En París y Barcelona trabó amistad con los poetas peruanos, que siguen siendo cómplices de su extraña aventura, y en las noches interminables de ese exilio fraguó el camino de su excéntrico ejercicio literario. Luego regresó a su país, y como tantos extranjeros y locales fue devorado por la urbe, donde escribía con furia y alegría su poesía, como en Aullido de cisne, que se inicia como era de esperarse con una "Vision del Sinaí", lugar donde deambula "el de las mejillas de cactus, el de los cigarros trepadores, el bebedor de escalofríos, el explorador de labios submarinos".
A lo largo de 150 páginas nos encontramos con una voz peculiar e impar dentro de la tradición mexicana, que rinde homenaje a la adolescencia bisiesta de Cendrars, al éxtasis alcohólico de Malcolm Lowry y se interna a cantar en el manicomio de Leopoldo María Panero y Antonin Artaud, en la imposible búsqueda del "extenso linaje de la mierda", convocado en uno de los mejores textos, "Canción implacable".
Siemprevivas eternas, verde mota selvática, asesinos sonámbulos, metros de París o de la ciudad de México, lunas imantadas, mordeduras de éter que maduran al sol, torvas azoteas, moscas de flor de loto, higueras azuladas, reses que braman y enloquecen, magma de gorilas ermitaños, gargajos de dioses, sedas del deseo, son algunas de las figuras, expresiones, gritos que pueblan una poesía que surge desde lo escatológico para llegar a esa horrible ternura que lo hace decir que “la poesía es mi mujer, le he dado todo, no me puede fallar”.
Aullido de cisne, último libro publicado en 1996 por Santiago antes de su prematura muerte accidental en 1998, reúne unos 60 poemas de diversa extensión y tono, como si estuvieran en una incubadora permanente de “convulsiones refrigeradas” y “esculturas de pólvora”, agitadas por una “libélula amarga” que sobrevuela sobre “manglares de ganzúas”.

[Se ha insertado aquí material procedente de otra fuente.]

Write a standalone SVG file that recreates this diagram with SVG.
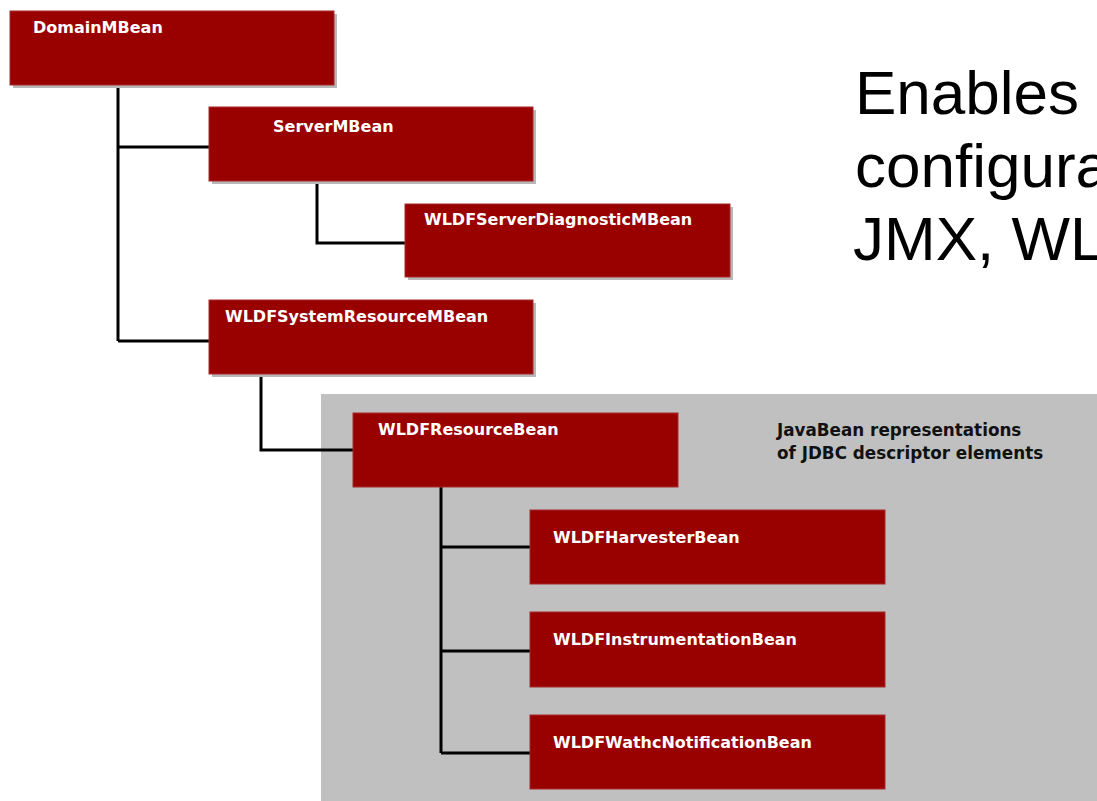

A lo largo de estas páginas, Santiago nos sorprende en cada esquina con una imagen inédita, mostrando que su ejercicio va más allá de la simple furia o la escatología. Porque en esos textos el español de México se deja tocar, poseer, comer por el rock y las pervivencias prehispánicas, y allí todo es posible. Cada poema es exploración, cóctel de palabras agitado hasta el infinito.
Quien entra allí hecho niño, viaja en el tren fantasma por túneles llenos de brujas gritonas, ogros vomitados, esqueletos danzantes, tumbas florecientes, indigentes infames y malolientes, asesinos fugitivos, espectros. La poesía de Mario Santiago aparece para ser apedreada, odiada, incomprendida, escupida porque está escrita con sangre, como si cada palabra fuera la última, el anuncio de la muerte, el aullido del cisne descabezado.